One month after 12 cities, such as Guangzhou, Shenzhen and Nanjing, carried out rental housing projects as pilots, an announcement was jointly released by the Ministry of Land and Resources (MLR) and the Ministry of Housing and Urban-Rural Development (MOHURD). The announcement shows that several cities including Beijing and Shanghai will be the pilot to initiate construction of rental housing on collectively-owned land.
Statistics of MOHURD indicate that about 160 million people are already renting houses in urban areas, accounting for 21 percent of urban permanent residents, of which newly-employed graduates and migrant workers were the main drivers. However, the rental housing markets in big cities are faced with problems like housing shortages and high rents.

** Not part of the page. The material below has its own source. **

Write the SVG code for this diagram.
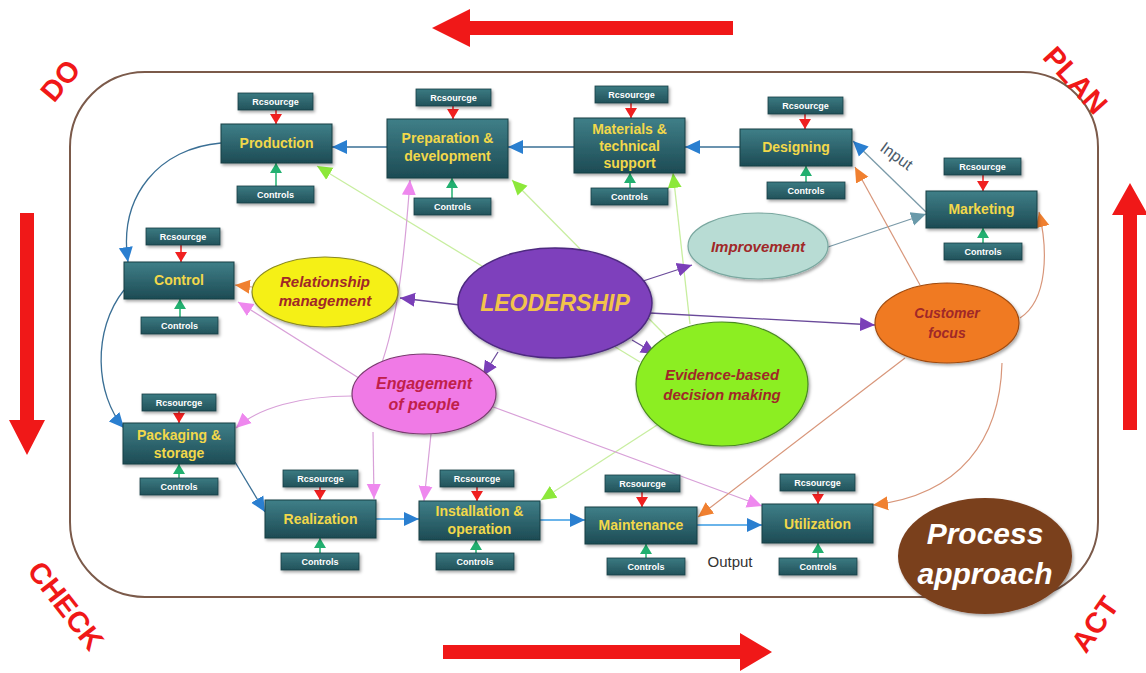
<svg xmlns="http://www.w3.org/2000/svg" width="1146" height="673" viewBox="0 0 1146 673">
<defs>
<linearGradient id="gBox" x1="0" y1="0" x2="0" y2="1"><stop offset="0" stop-color="#3f7f88"/><stop offset="1" stop-color="#1d4b54"/></linearGradient>
<linearGradient id="gSmall" x1="0" y1="0" x2="0" y2="1"><stop offset="0" stop-color="#3b7a82"/><stop offset="1" stop-color="#22525a"/></linearGradient>
<filter id="sh" x="-20%" y="-20%" width="140%" height="150%"><feDropShadow dx="1.5" dy="2" stdDeviation="1.5" flood-color="#000" flood-opacity="0.35"/></filter>
<marker id="mBlue" markerUnits="userSpaceOnUse" markerWidth="16" markerHeight="16" refX="15" refY="8" orient="auto"><path d="M0,1 L15,8 L0,15 z" fill="#2a7fd0"/></marker>
<marker id="mPurple" markerUnits="userSpaceOnUse" markerWidth="16" markerHeight="16" refX="15" refY="8" orient="auto"><path d="M0,1 L15,8 L0,15 z" fill="#7a3fb8"/></marker>
<marker id="mOrange" markerUnits="userSpaceOnUse" markerWidth="16" markerHeight="16" refX="15" refY="8" orient="auto"><path d="M0,1 L15,8 L0,15 z" fill="#f08030"/></marker>
<marker id="mGreen" markerUnits="userSpaceOnUse" markerWidth="16" markerHeight="16" refX="15" refY="8" orient="auto"><path d="M0,1 L15,8 L0,15 z" fill="#8ce83a"/></marker>
<marker id="mPink" markerUnits="userSpaceOnUse" markerWidth="16" markerHeight="16" refX="15" refY="8" orient="auto"><path d="M0,1 L15,8 L0,15 z" fill="#ee88ee"/></marker>
<marker id="mGray" markerUnits="userSpaceOnUse" markerWidth="16" markerHeight="16" refX="15" refY="8" orient="auto"><path d="M0,1 L15,8 L0,15 z" fill="#6a9aaa"/></marker>
<marker id="mRed" markerUnits="userSpaceOnUse" markerWidth="12" markerHeight="12" refX="10" refY="6" orient="auto"><path d="M0,0 L10,6 L0,12 z" fill="#f02020"/></marker>
<marker id="mCtl" markerUnits="userSpaceOnUse" markerWidth="12" markerHeight="12" refX="10" refY="6" orient="auto"><path d="M0,0 L10,6 L0,12 z" fill="#22b070"/></marker>
<style>
.box{fill:url(#gBox);stroke:#173e45;stroke-width:1;filter:url(#sh)}
.sm{fill:url(#gSmall);stroke:#173e45;stroke-width:0.8;filter:url(#sh)}
.bt{font-family:"Liberation Sans",Arial,sans-serif;font-weight:bold;font-size:14px;fill:#f2d84a;text-anchor:middle}
.st{font-family:"Liberation Sans",Arial,sans-serif;font-weight:bold;font-size:9px;fill:#ffffff;text-anchor:middle}
.et{font-family:"Liberation Sans",Arial,sans-serif;font-weight:bold;font-style:italic;font-size:15px;fill:#a02828;text-anchor:middle}
.res{stroke:#f02020;stroke-width:1.5;fill:none;marker-end:url(#mRed)}
.ctl{stroke:#22b070;stroke-width:1.5;fill:none;marker-end:url(#mCtl)}
.blue{stroke:#3a6f95;stroke-width:1.3;fill:none;marker-end:url(#mBlue)}
.lblue{stroke:#6ab4ea;stroke-width:2.2;fill:none;marker-end:url(#mBlue)}
.pur{stroke:#6a4a9a;stroke-width:1.3;fill:none;marker-end:url(#mPurple)}
.org{stroke:#d8967a;stroke-width:1.2;fill:none;marker-end:url(#mOrange)}
.grn{stroke:#c8eea0;stroke-width:1.3;fill:none;marker-end:url(#mGreen)}
.pnk{stroke:#d8a0d8;stroke-width:1.2;fill:none;marker-end:url(#mPink)}
.gry{stroke:#7a9aa8;stroke-width:1.3;fill:none;marker-end:url(#mGray)}
.pdca{font-family:"Liberation Sans",Arial,sans-serif;font-weight:bold;font-size:29px;fill:#f01818;text-anchor:middle}
</style>
</defs>
<rect width="1146" height="673" fill="#ffffff"/>

<g id="frame">
<rect x="70" y="72" width="1028" height="525" rx="75" ry="75" fill="none" stroke="#7b5a4a" stroke-width="2"/>
<polygon points="432,28 470,9 470,21 733,21 733,35 470,35 470,47" fill="#f01818"/>
<polygon points="1130,183 1148,215 1137,215 1137,430 1123,430 1123,215 1112,215" fill="#f01818"/>
<polygon points="27,455 9,420 20,420 20,213 34,213 34,420 45,420" fill="#f01818"/>
<polygon points="772,652 740,633 740,645 443,645 443,659 740,659 740,671" fill="#f01818"/>
<text class="pdca" transform="translate(68,87) rotate(-50)">DO</text>
<text class="pdca" transform="translate(1068,87) rotate(48)">PLAN</text>
<text class="pdca" transform="translate(58,612) rotate(52)">CHECK</text>
<text class="pdca" transform="translate(1103,630) rotate(-55)">ACT</text>
</g>

<g id="connectors">
<path class="blue" d="M387,147 L332,147"/>
<path class="blue" d="M574,147 L508,147"/>
<path class="blue" d="M740,147 L685,147"/>
<path class="gry" d="M926,212 L853,141" style="marker-end:url(#mBlue)"/>
<text x="0" y="0" transform="translate(879,150) rotate(36)" font-family="Liberation Sans,Arial,sans-serif" font-size="16" fill="#4a5a6a">Input</text>
<path class="blue" d="M221,143 C160,148 118,195 128,262"/>
<path class="blue" d="M124,290 C92,330 95,395 124,428"/>
<path class="blue" d="M235,462 L265,512"/>
<path class="lblue" d="M376,519 L419,519"/>
<path class="lblue" d="M540,520 L585,520"/>
<path class="lblue" d="M697,525 L762,525"/>

<path class="grn" d="M640,362 L317,166"/>
<path class="grn" d="M668,338 L512,180"/>
<path class="grn" d="M690,324 L673,173"/>
<path class="grn" d="M668,418 L541,500"/>

<path class="pnk" d="M380,368 C398,320 405,250 410,180"/>
<path class="pnk" d="M362,380 L238,302"/>
<path class="pnk" d="M352,396 C300,396 258,408 236,428"/>
<path class="pnk" d="M373,432 L374,499"/>
<path class="pnk" d="M431,434 L424,501"/>
<path class="pnk" d="M488,405 L762,506"/>

<path class="pur" d="M640,282 L692,265"/>
<path class="pur" d="M460,305 L400,298"/>
<path class="pur" d="M650,313 L875,325"/>
<path class="pur" d="M498,352 L483,376"/>
<path class="pur" d="M632,340 L656,354"/>

<path class="gry" d="M825,248 L926,214"/>

<path class="org" d="M252,287 L235,285"/>
<path class="org" d="M920,285 L855,167"/>
<path class="org" d="M1020,318 C1048,300 1048,250 1039,212"/>
<path class="org" d="M905,358 L698,517"/>
<path class="org" d="M1002,363 C1000,440 960,495 873,505"/>

<path class="res" d="M276,110 L276,124"/><path class="ctl" d="M276,186 L276,163"/>
<path class="res" d="M453,106 L453,119"/><path class="ctl" d="M452,198 L452,178"/>
<path class="res" d="M631,103 L631,118"/><path class="ctl" d="M630,188 L630,173"/>
<path class="res" d="M805,114 L805,129"/><path class="ctl" d="M806,182 L806,166"/>
<path class="res" d="M983,175 L983,191"/><path class="ctl" d="M983,243 L983,228"/>
<path class="res" d="M181,245 L181,262"/><path class="ctl" d="M180,317 L180,299"/>
<path class="res" d="M179,411 L179,423"/><path class="ctl" d="M179,478 L179,464"/>
<path class="res" d="M320,487 L320,500"/><path class="ctl" d="M320,553 L320,538"/>
<path class="res" d="M477,487 L477,501"/><path class="ctl" d="M476,553 L476,540"/>
<path class="res" d="M642,492 L642,507"/><path class="ctl" d="M646,558 L646,544"/>
<path class="res" d="M818,491 L818,504"/><path class="ctl" d="M818,558 L818,543"/>
<text x="730" y="567" text-anchor="middle" font-family="Liberation Sans,Arial,sans-serif" font-size="15" fill="#333">Output</text>
</g>

<g id="production">
<rect class="sm" x="238" y="93" width="75" height="17"/><text class="st" x="275.5" y="105">Rcsourcge</text>
<rect class="box" x="221" y="124" width="111" height="39"/><text class="bt" x="276.5" y="148">Production</text>
<rect class="sm" x="237" y="186" width="77" height="17"/><text class="st" x="275.5" y="198">Controls</text>
</g>
<g id="preparation">
<rect class="sm" x="416" y="89" width="75" height="17"/><text class="st" x="453.5" y="101">Rcsourcge</text>
<rect class="box" x="387" y="119" width="121" height="59"/><text class="bt" x="447.5" y="143">Preparation &amp;</text><text class="bt" x="447.5" y="161">development</text>
<rect class="sm" x="414" y="198" width="77" height="17"/><text class="st" x="452.5" y="210">Controls</text>
</g>
<g id="materials">
<rect class="sm" x="595" y="86" width="73" height="17"/><text class="st" x="631.5" y="98">Rcsourcge</text>
<rect class="box" x="574" y="118" width="111" height="55"/><text class="bt" x="629.5" y="134">Materials &amp;</text><text class="bt" x="629.5" y="151">technical</text><text class="bt" x="629.5" y="168">support</text>
<rect class="sm" x="591" y="188" width="77" height="17"/><text class="st" x="629.5" y="200">Controls</text>
</g>
<g id="designing">
<rect class="sm" x="768" y="97" width="75" height="17"/><text class="st" x="805.5" y="109">Rcsourcge</text>
<rect class="box" x="740" y="129" width="112" height="37"/><text class="bt" x="796" y="152">Designing</text>
<rect class="sm" x="767" y="182" width="78" height="17"/><text class="st" x="806" y="194">Controls</text>
</g>
<g id="marketing">
<rect class="sm" x="944" y="158" width="77" height="17"/><text class="st" x="982.5" y="170">Rcsourcge</text>
<rect class="box" x="926" y="191" width="111" height="37"/><text class="bt" x="981.5" y="214">Marketing</text>
<rect class="sm" x="944" y="243" width="78" height="17"/><text class="st" x="983" y="255">Controls</text>
</g>
<g id="control">
<rect class="sm" x="146" y="228" width="74" height="17"/><text class="st" x="183" y="240">Rcsourcge</text>
<rect class="box" x="124" y="262" width="110" height="37"/><text class="bt" x="179" y="285">Control</text>
<rect class="sm" x="141" y="317" width="77" height="17"/><text class="st" x="179.5" y="329">Controls</text>
</g>
<g id="packaging">
<rect class="sm" x="142" y="394" width="74" height="17"/><text class="st" x="179" y="406">Rcsourcge</text>
<rect class="box" x="123" y="423" width="112" height="41"/><text class="bt" x="179" y="440">Packaging &amp;</text><text class="bt" x="179" y="458">storage</text>
<rect class="sm" x="140" y="478" width="78" height="17"/><text class="st" x="179" y="490">Controls</text>
</g>
<g id="realization">
<rect class="sm" x="283" y="470" width="75" height="17"/><text class="st" x="320.5" y="482">Rcsourcge</text>
<rect class="box" x="265" y="500" width="111" height="38"/><text class="bt" x="320.5" y="524">Realization</text>
<rect class="sm" x="281" y="553" width="78" height="17"/><text class="st" x="320" y="565">Controls</text>
</g>
<g id="installation">
<rect class="sm" x="440" y="470" width="74" height="17"/><text class="st" x="477" y="482">Rcsourcge</text>
<rect class="box" x="419" y="501" width="121" height="39"/><text class="bt" x="479.5" y="516">Installation &amp;</text><text class="bt" x="479.5" y="534">operation</text>
<rect class="sm" x="436" y="553" width="78" height="17"/><text class="st" x="475" y="565">Controls</text>
</g>
<g id="maintenance">
<rect class="sm" x="605" y="475" width="75" height="17"/><text class="st" x="642.5" y="487">Rcsourcge</text>
<rect class="box" x="585" y="507" width="112" height="37"/><text class="bt" x="641" y="530">Maintenance</text>
<rect class="sm" x="607" y="558" width="78" height="17"/><text class="st" x="646" y="570">Controls</text>
</g>
<g id="utilization">
<rect class="sm" x="780" y="474" width="75" height="17"/><text class="st" x="817.5" y="486">Rcsourcge</text>
<rect class="box" x="762" y="504" width="111" height="39"/><text class="bt" x="817.5" y="529">Utilization</text>
<rect class="sm" x="779" y="558" width="78" height="17"/><text class="st" x="818" y="570">Controls</text>
</g>

<g id="leadership">
<ellipse cx="555" cy="303" rx="97" ry="55" fill="#7e40bc" stroke="#4e2a80" stroke-width="1.5" filter="url(#sh)"/>
<text x="555" y="311" text-anchor="middle" font-family="Liberation Sans,Arial,sans-serif" font-weight="bold" font-style="italic" font-size="23" fill="#f2c44a">LEODERSHIP</text>
</g>
<g id="improvement">
<ellipse cx="758" cy="246" rx="70" ry="33" fill="#b8dcd4" stroke="#7aa8a0" stroke-width="1.2" filter="url(#sh)"/>
<text class="et" x="758" y="252">Improvement</text>
</g>
<g id="relationship">
<ellipse cx="325" cy="292" rx="73" ry="35" fill="#f5f012" stroke="#8a8a20" stroke-width="1.2" filter="url(#sh)"/>
<text class="et" x="325" y="287">Relationship</text><text class="et" x="325" y="306">management</text>
</g>
<g id="customer">
<ellipse cx="947" cy="323" rx="72" ry="40" fill="#f07a20" stroke="#a04a10" stroke-width="1.2" filter="url(#sh)"/>
<text class="et" x="947" y="318" style="font-size:14px">Customer</text><text class="et" x="947" y="338" style="font-size:14px">focus</text>
</g>
<g id="engagement">
<ellipse cx="424" cy="394" rx="72" ry="40" fill="#f07ae6" stroke="#7a3a70" stroke-width="1.2" filter="url(#sh)"/>
<text class="et" x="424" y="389" style="font-size:16px;fill:#c0204a">Engagement</text><text class="et" x="424" y="410" style="font-size:16px;fill:#c0204a">of people</text>
</g>
<g id="evidence">
<ellipse cx="722" cy="384" rx="86" ry="62" fill="#8cee24" stroke="#4a8a20" stroke-width="1.2" filter="url(#sh)"/>
<text class="et" x="722" y="380">Evidence-based</text><text class="et" x="722" y="400">decision making</text>
</g>
<g id="process-approach">
<ellipse cx="985" cy="556" rx="87" ry="58" fill="#7a3f1e" filter="url(#sh)"/>
<text x="985" y="544" text-anchor="middle" font-family="Liberation Sans,Arial,sans-serif" font-weight="bold" font-style="italic" font-size="30" fill="#ffffff">Process</text>
<text x="985" y="584" text-anchor="middle" font-family="Liberation Sans,Arial,sans-serif" font-weight="bold" font-style="italic" font-size="30" fill="#ffffff">approach</text>
</g>
</svg>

The housing price is 38.5 times that of rent in China's main cities. Statistics from securities traders show that the disparity between the price of buying and renting housing is more than 50 times in Shanghai, Beijing and Shenzhen, when the reasonable rate should only be between 16.7 to 25 times higher. Given the tension and of the risk of bubbles in the real estate market, the contrast between supply and demand can be tempered through promoting the residential housing rent market.
Lianjia Research Institute, a research platform of the real estate industry, predicts that China's gross income of rent in the rental housing market will reach USD242.7 billion (CNY1.6 trillion) in 2020 and will hit USD697.8 billion in 2030.